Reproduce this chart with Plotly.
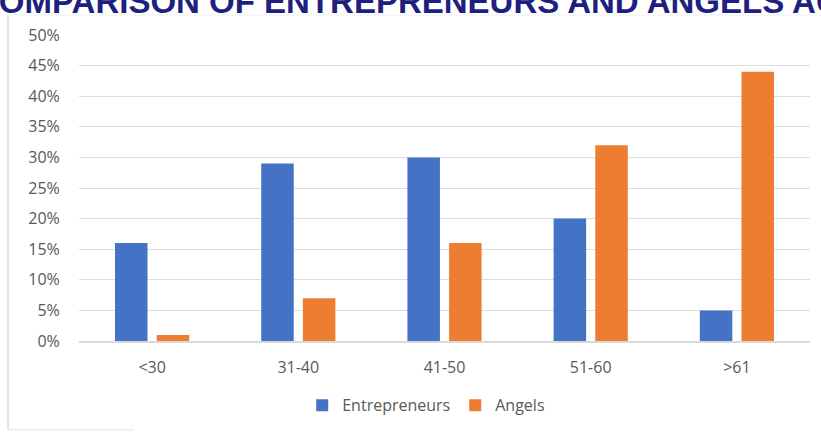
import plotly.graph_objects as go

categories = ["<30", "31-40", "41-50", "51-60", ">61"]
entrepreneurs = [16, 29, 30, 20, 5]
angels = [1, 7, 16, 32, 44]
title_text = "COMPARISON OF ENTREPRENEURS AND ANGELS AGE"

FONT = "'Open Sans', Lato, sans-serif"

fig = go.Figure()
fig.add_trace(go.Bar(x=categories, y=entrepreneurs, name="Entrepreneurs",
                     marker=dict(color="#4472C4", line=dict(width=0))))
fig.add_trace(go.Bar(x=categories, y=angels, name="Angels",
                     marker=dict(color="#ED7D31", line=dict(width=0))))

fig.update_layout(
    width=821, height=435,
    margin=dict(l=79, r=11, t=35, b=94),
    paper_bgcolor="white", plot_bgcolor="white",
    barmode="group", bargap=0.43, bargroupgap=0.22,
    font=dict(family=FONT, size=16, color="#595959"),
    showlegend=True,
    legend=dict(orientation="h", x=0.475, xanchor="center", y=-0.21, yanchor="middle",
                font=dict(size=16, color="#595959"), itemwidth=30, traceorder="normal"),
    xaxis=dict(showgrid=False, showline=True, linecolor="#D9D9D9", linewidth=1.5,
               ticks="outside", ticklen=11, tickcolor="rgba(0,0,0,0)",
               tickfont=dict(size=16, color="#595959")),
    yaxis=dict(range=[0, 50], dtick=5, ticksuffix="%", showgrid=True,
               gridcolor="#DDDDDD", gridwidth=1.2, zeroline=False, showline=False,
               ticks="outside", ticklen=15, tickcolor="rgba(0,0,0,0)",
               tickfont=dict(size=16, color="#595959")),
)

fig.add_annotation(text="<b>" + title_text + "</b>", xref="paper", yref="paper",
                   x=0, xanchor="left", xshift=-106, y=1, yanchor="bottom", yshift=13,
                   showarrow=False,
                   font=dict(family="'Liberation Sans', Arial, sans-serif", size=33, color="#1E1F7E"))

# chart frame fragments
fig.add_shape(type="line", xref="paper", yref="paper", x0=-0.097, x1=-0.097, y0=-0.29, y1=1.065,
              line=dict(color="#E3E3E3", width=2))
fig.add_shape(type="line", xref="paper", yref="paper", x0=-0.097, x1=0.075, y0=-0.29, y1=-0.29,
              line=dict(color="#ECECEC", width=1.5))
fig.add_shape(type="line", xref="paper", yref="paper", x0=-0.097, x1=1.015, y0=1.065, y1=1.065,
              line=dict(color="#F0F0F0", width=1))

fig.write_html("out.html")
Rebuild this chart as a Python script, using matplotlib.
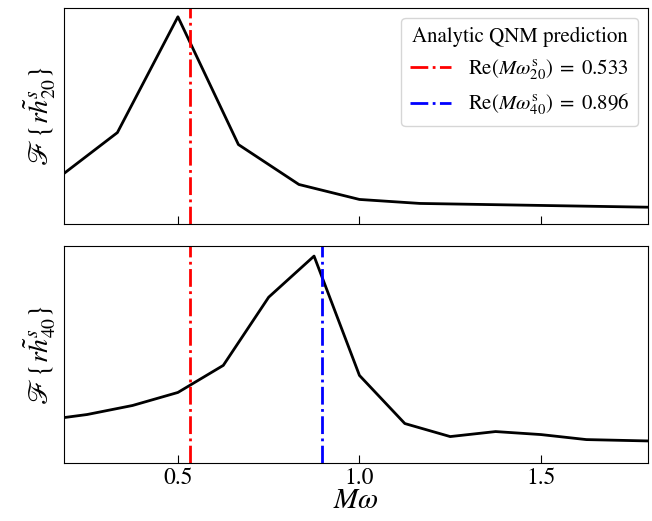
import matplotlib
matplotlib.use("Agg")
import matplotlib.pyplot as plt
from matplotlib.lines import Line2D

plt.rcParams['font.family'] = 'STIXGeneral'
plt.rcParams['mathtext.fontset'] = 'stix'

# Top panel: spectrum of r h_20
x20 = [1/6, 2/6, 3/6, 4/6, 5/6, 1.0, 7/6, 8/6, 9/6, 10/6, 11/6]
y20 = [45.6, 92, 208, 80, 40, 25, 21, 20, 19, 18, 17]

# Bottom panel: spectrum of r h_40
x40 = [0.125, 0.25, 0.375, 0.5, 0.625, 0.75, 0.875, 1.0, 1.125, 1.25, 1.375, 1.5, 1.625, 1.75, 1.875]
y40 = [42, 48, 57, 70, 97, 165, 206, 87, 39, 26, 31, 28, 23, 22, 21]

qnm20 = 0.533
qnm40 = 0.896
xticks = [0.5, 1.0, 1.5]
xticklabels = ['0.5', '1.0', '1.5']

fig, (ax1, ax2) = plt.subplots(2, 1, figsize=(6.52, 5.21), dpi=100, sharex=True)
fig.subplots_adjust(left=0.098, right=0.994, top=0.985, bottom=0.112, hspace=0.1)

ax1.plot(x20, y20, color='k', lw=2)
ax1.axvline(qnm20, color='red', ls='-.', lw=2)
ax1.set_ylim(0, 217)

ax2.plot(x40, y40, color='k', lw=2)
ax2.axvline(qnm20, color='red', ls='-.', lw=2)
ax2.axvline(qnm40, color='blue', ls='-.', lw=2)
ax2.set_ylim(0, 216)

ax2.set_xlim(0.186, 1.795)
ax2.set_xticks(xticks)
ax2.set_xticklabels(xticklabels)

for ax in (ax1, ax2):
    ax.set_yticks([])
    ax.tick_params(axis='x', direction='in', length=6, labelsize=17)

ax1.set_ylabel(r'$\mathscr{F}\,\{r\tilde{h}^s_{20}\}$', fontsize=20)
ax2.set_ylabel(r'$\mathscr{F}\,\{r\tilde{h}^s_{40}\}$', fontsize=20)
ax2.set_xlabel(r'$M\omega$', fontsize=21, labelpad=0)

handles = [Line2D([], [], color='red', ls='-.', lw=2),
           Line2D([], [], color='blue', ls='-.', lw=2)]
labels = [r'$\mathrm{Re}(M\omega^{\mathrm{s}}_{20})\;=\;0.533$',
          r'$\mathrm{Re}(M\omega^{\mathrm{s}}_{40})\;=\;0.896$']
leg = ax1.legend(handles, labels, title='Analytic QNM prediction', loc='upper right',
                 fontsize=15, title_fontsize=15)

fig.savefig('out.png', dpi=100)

######

Aim of the task
Copy out all lines that carry the word "matplotlib".

Solution for this exercise
Rebuild this chart as a Python script, using matplotlib.
import matplotlib
matplotlib.use("Agg")
import matplotlib.pyplot as plt
from matplotlib.lines import Line2D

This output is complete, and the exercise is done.